▸ Stated problem
Images are not part of the copy; transcribe all the data exactly.

▸ Dataset content
◇ ◇ ◇ ◇ ◇ ◇ ◇

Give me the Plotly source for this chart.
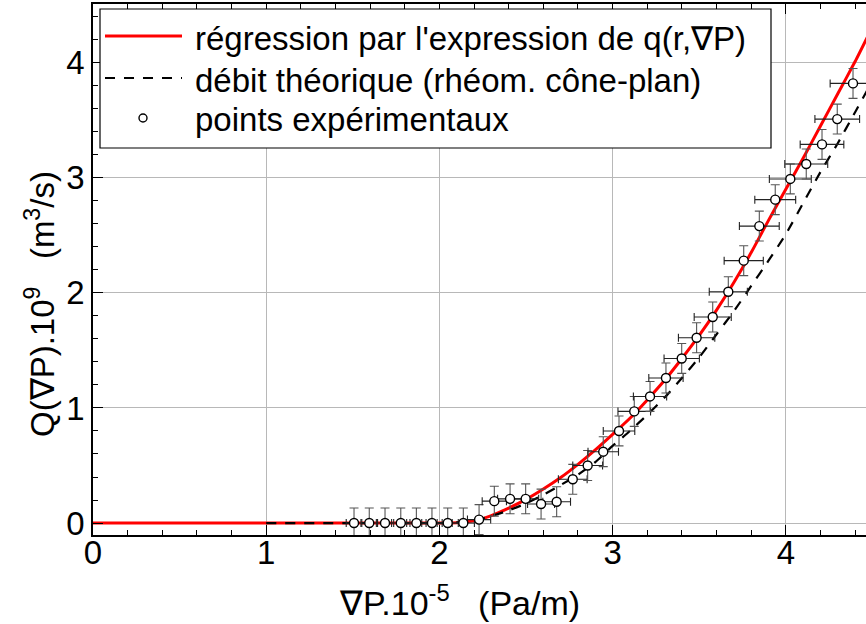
import plotly.graph_objects as go

# --- experimental points: pressure gradient (x 1e-5 Pa/m) vs flow rate (x 1e9 m3/s)
grad_exp = [1.507, 1.595, 1.686, 1.777, 1.867, 1.957, 2.048, 2.138, 2.229, 2.317,
            2.408, 2.498, 2.587, 2.677, 2.770, 2.856, 2.946, 3.037, 3.125, 3.216,
            3.308, 3.399, 3.485, 3.578, 3.668, 3.757, 3.847, 3.939, 4.026, 4.118,
            4.209, 4.297, 4.388]
flow_exp = [0.0, 0.0, 0.0, 0.0, 0.0, 0.0, 0.0, 0.0, 0.03, 0.19,
            0.21, 0.21, 0.165, 0.185, 0.38, 0.50, 0.62, 0.80, 0.97, 1.10,
            1.26, 1.43, 1.61, 1.79, 2.01, 2.28, 2.58, 2.81, 2.99, 3.12,
            3.29, 3.51, 3.82]
grad_err = [0.045, 0.048, 0.050, 0.053, 0.056, 0.059, 0.061, 0.064, 0.067, 0.070,
            0.072, 0.075, 0.078, 0.080, 0.083, 0.086, 0.088, 0.091, 0.094, 0.096,
            0.099, 0.102, 0.105, 0.107, 0.110, 0.113, 0.115, 0.118, 0.121, 0.124,
            0.126, 0.129, 0.132]
flow_err = [0.13] * len(grad_exp)

# --- regression curve q(r, grad P)
grad_fit = [0.0, 1.0, 2.0, 2.1, 2.2, 2.3, 2.4, 2.5, 2.6, 2.7, 2.8, 2.9, 3.0, 3.1,
            3.2, 3.3, 3.4, 3.5, 3.6, 3.7, 3.8, 3.9, 4.0, 4.1, 4.2, 4.3, 4.4, 4.47]
flow_fit = [0.0, 0.0, 0.0, 0.003, 0.02, 0.065, 0.13, 0.205, 0.295, 0.395, 0.51, 0.635,
            0.77, 0.91, 1.07, 1.24, 1.43, 1.63, 1.85, 2.09, 2.35, 2.63, 2.90, 3.17,
            3.45, 3.73, 4.01, 4.22]

# --- theoretical flow rate (cone-plate rheometry)
grad_th = [1.0, 2.0, 2.1, 2.2, 2.3, 2.4, 2.5, 2.6, 2.7, 2.8, 2.9, 3.0, 3.1, 3.2,
           3.3, 3.4, 3.5, 3.6, 3.7, 3.8, 3.9, 4.0, 4.1, 4.2, 4.3, 4.4, 4.47]
flow_th = [0.0, 0.0, 0.005, 0.025, 0.06, 0.11, 0.17, 0.245, 0.33, 0.42, 0.53, 0.67,
           0.80, 0.94, 1.09, 1.26, 1.44, 1.64, 1.84, 2.06, 2.28, 2.51, 2.78, 3.05,
           3.30, 3.57, 3.76]

x_ticks = [0, 1, 2, 3, 4]
y_ticks = [0, 1, 2, 3, 4]

legend_labels = ["régression par l'expression de q(r,∇P)",
                 "débit théorique (rhéom. cône-plan)",
                 "points expérimentaux"]

FONT = "Arial, Liberation Sans, sans-serif"
W, H = 866, 624
L, R, T, B = 93, 866, 4, 535   # plot area in pixels
NB = "\u00a0"


def px(xp):
    return (xp - L) / (R - L)


def py(yp):
    return (B - yp) / (B - T)


fig = go.Figure()

fig.add_trace(go.Scatter(
    x=grad_fit, y=flow_fit, mode="lines", name=legend_labels[0],
    line=dict(color="#ff0000", width=3, shape="spline", smoothing=0.6),
))
fig.add_trace(go.Scatter(
    x=grad_th, y=flow_th, mode="lines", name=legend_labels[1],
    line=dict(color="black", width=2.2, dash="10px,9px", shape="spline", smoothing=0.6),
))
fig.add_trace(go.Scatter(
    x=grad_exp, y=flow_exp, mode="markers", name=legend_labels[2],
    marker=dict(symbol="circle", size=9, color="white",
                line=dict(color="black", width=1.4)),
    error_x=dict(type="data", array=grad_err, color="#222222", thickness=1.1, width=4),
    error_y=dict(type="data", array=flow_err, color="#555555", thickness=1.1, width=4.5),
))

axis_common = dict(
    showline=True, linecolor="black", linewidth=1.5,
    ticks="inside", ticklen=10, tickwidth=1.3, tickcolor="black",
    showgrid=True, gridcolor="#b8b8b8", gridwidth=1, zeroline=False,
    tickfont=dict(family=FONT, size=33, color="black"),
    minor=dict(ticks="inside", ticklen=5, tickwidth=1.2, tickcolor="black",
               dtick=0.2, showgrid=False),
)

fig.update_layout(
    width=W, height=H,
    margin=dict(l=L, r=W - R, t=T, b=H - B),
    paper_bgcolor="white", plot_bgcolor="white",
    showlegend=False,
    xaxis=dict(range=[0, 4.463], tickvals=x_ticks, mirror="ticks",
               ticklabelstandoff=-12, **axis_common),
    yaxis=dict(range=[-0.104, 4.51], tickvals=y_ticks, **axis_common),
)

# axis titles
fig.add_annotation(text="∇P.10<sup>-5</sup>" + NB * 3 + "(Pa/m)",
                   xref="paper", yref="paper", x=px(459), y=py(600),
                   xanchor="center", yanchor="middle", showarrow=False,
                   font=dict(family=FONT, size=34, color="black"))
fig.add_annotation(text="Q(∇P).10<sup>9</sup>" + NB * 3 + "(m<sup>3</sup>/s)",
                   xref="paper", yref="paper", x=px(40), y=py(304),
                   xanchor="center", yanchor="middle", textangle=-90,
                   showarrow=False,
                   font=dict(family=FONT, size=33, color="black"))

# legend box drawn in paper coordinates
shapes = [dict(type="rect", xref="paper", yref="paper",
               x0=px(100), x1=px(771), y0=py(148), y1=py(9),
               line=dict(color="black", width=1.2), fillcolor="white", layer="above")]
shapes.append(dict(type="line", xref="paper", yref="paper",
                   x0=px(105), x1=px(182), y0=py(36), y1=py(36),
                   line=dict(color="#ff0000", width=3), layer="above"))
shapes.append(dict(type="line", xref="paper", yref="paper",
                   x0=px(105), x1=px(182), y0=py(78), y1=py(78),
                   line=dict(color="black", width=2.2, dash="10px,9px"), layer="above"))
shapes.append(dict(type="circle", xref="paper", yref="paper",
                   xsizemode="pixel", ysizemode="pixel",
                   xanchor=px(143), yanchor=py(118), x0=-4, x1=4, y0=-4, y1=4,
                   line=dict(color="black", width=1.4), fillcolor="white", layer="above"))
fig.update_layout(shapes=shapes)

for label, yp in zip(legend_labels, [38, 80, 120]):
    fig.add_annotation(text=label, xref="paper", yref="paper",
                       x=px(193), y=py(yp), xanchor="left", yanchor="middle",
                       showarrow=False,
                       font=dict(family=FONT, size=33, color="black"))

fig.write_html("out.html")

◇ ◇ ◇ ◇ ◇ ◇ ◇

▸ Problem solution
Give me the Plotly source for this chart.
import plotly.graph_objects as go

# --- experimental points: pressure gradient (x 1e-5 Pa/m) vs flow rate (x 1e9 m3/s)
grad_exp = [1.507, 1.595, 1.686, 1.777, 1.867, 1.957, 2.048, 2.138, 2.229, 2.317,
            2.408, 2.498, 2.587, 2.677, 2.770, 2.856, 2.946, 3.037, 3.125, 3.216,
            3.308, 3.399, 3.485, 3.578, 3.668, 3.757, 3.847, 3.939, 4.026, 4.118,
            4.209, 4.297, 4.388]
flow_exp = [0.0, 0.0, 0.0, 0.0, 0.0, 0.0, 0.0, 0.0, 0.03, 0.19,
            0.21, 0.21, 0.165, 0.185, 0.38, 0.50, 0.62, 0.80, 0.97, 1.10,
            1.26, 1.43, 1.61, 1.79, 2.01, 2.28, 2.58, 2.81, 2.99, 3.12,
            3.29, 3.51, 3.82]
grad_err = [0.045, 0.048, 0.050, 0.053, 0.056, 0.059, 0.061, 0.064, 0.067, 0.070,
            0.072, 0.075, 0.078, 0.080, 0.083, 0.086, 0.088, 0.091, 0.094, 0.096,
            0.099, 0.102, 0.105, 0.107, 0.110, 0.113, 0.115, 0.118, 0.121, 0.124,
            0.126, 0.129, 0.132]
flow_err = [0.13] * len(grad_exp)

# --- regression curve q(r, grad P)
grad_fit = [0.0, 1.0, 2.0, 2.1, 2.2, 2.3, 2.4, 2.5, 2.6, 2.7, 2.8, 2.9, 3.0, 3.1,
            3.2, 3.3, 3.4, 3.5, 3.6, 3.7, 3.8, 3.9, 4.0, 4.1, 4.2, 4.3, 4.4, 4.47]
flow_fit = [0.0, 0.0, 0.0, 0.003, 0.02, 0.065, 0.13, 0.205, 0.295, 0.395, 0.51, 0.635,
            0.77, 0.91, 1.07, 1.24, 1.43, 1.63, 1.85, 2.09, 2.35, 2.63, 2.90, 3.17,
            3.45, 3.73, 4.01, 4.22]

# --- theoretical flow rate (cone-plate rheometry)
grad_th = [1.0, 2.0, 2.1, 2.2, 2.3, 2.4, 2.5, 2.6, 2.7, 2.8, 2.9, 3.0, 3.1, 3.2,
           3.3, 3.4, 3.5, 3.6, 3.7, 3.8, 3.9, 4.0, 4.1, 4.2, 4.3, 4.4, 4.47]
flow_th = [0.0, 0.0, 0.005, 0.025, 0.06, 0.11, 0.17, 0.245, 0.33, 0.42, 0.53, 0.67,
           0.80, 0.94, 1.09, 1.26, 1.44, 1.64, 1.84, 2.06, 2.28, 2.51, 2.78, 3.05,
           3.30, 3.57, 3.76]

x_ticks = [0, 1, 2, 3, 4]
y_ticks = [0, 1, 2, 3, 4]

legend_labels = ["régression par l'expression de q(r,∇P)",
                 "débit théorique (rhéom. cône-plan)",
                 "points expérimentaux"]

FONT = "Arial, Liberation Sans, sans-serif"
W, H = 866, 624
L, R, T, B = 93, 866, 4, 535   # plot area in pixels
NB = "\u00a0"


def px(xp):
    return (xp - L) / (R - L)


def py(yp):
    return (B - yp) / (B - T)


fig = go.Figure()

fig.add_trace(go.Scatter(
    x=grad_fit, y=flow_fit, mode="lines", name=legend_labels[0],
    line=dict(color="#ff0000", width=3, shape="spline", smoothing=0.6),
))
fig.add_trace(go.Scatter(
    x=grad_th, y=flow_th, mode="lines", name=legend_labels[1],
    line=dict(color="black", width=2.2, dash="10px,9px", shape="spline", smoothing=0.6),
))
fig.add_trace(go.Scatter(
    x=grad_exp, y=flow_exp, mode="markers", name=legend_labels[2],
    marker=dict(symbol="circle", size=9, color="white",
                line=dict(color="black", width=1.4)),
    error_x=dict(type="data", array=grad_err, color="#222222", thickness=1.1, width=4),
    error_y=dict(type="data", array=flow_err, color="#555555", thickness=1.1, width=4.5),
))

axis_common = dict(
    showline=True, linecolor="black", linewidth=1.5,
    ticks="inside", ticklen=10, tickwidth=1.3, tickcolor="black",
    showgrid=True, gridcolor="#b8b8b8", gridwidth=1, zeroline=False,
    tickfont=dict(family=FONT, size=33, color="black"),
    minor=dict(ticks="inside", ticklen=5, tickwidth=1.2, tickcolor="black",
               dtick=0.2, showgrid=False),
)

fig.update_layout(
    width=W, height=H,
    margin=dict(l=L, r=W - R, t=T, b=H - B),
    paper_bgcolor="white", plot_bgcolor="white",
    showlegend=False,
    xaxis=dict(range=[0, 4.463], tickvals=x_ticks, mirror="ticks",
               ticklabelstandoff=-12, **axis_common),
    yaxis=dict(range=[-0.104, 4.51], tickvals=y_ticks, **axis_common),
)

# axis titles
fig.add_annotation(text="∇P.10<sup>-5</sup>" + NB * 3 + "(Pa/m)",
                   xref="paper", yref="paper", x=px(459), y=py(600),
                   xanchor="center", yanchor="middle", showarrow=False,
                   font=dict(family=FONT, size=34, color="black"))
fig.add_annotation(text="Q(∇P).10<sup>9</sup>" + NB * 3 + "(m<sup>3</sup>/s)",
                   xref="paper", yref="paper", x=px(40), y=py(304),
                   xanchor="center", yanchor="middle", textangle=-90,
                   showarrow=False,
                   font=dict(family=FONT, size=33, color="black"))

# legend box drawn in paper coordinates
shapes = [dict(type="rect", xref="paper", yref="paper",
               x0=px(100), x1=px(771), y0=py(148), y1=py(9),
               line=dict(color="black", width=1.2), fillcolor="white", layer="above")]
shapes.append(dict(type="line", xref="paper", yref="paper",
                   x0=px(105), x1=px(182), y0=py(36), y1=py(36),
                   line=dict(color="#ff0000", width=3), layer="above"))
shapes.append(dict(type="line", xref="paper", yref="paper",
                   x0=px(105), x1=px(182), y0=py(78), y1=py(78),
                   line=dict(color="black", width=2.2, dash="10px,9px"), layer="above"))
shapes.append(dict(type="circle", xref="paper", yref="paper",
                   xsizemode="pixel", ysizemode="pixel",
                   xanchor=px(143), yanchor=py(118), x0=-4, x1=4, y0=-4, y1=4,
                   line=dict(color="black", width=1.4), fillcolor="white", layer="above"))
fig.update_layout(shapes=shapes)

for label, yp in zip(legend_labels, [38, 80, 120]):
    fig.add_annotation(text=label, xref="paper", yref="paper",
                       x=px(193), y=py(yp), xanchor="left", yanchor="middle",
                       showarrow=False,
                       font=dict(family=FONT, size=33, color="black"))

fig.write_html("out.html")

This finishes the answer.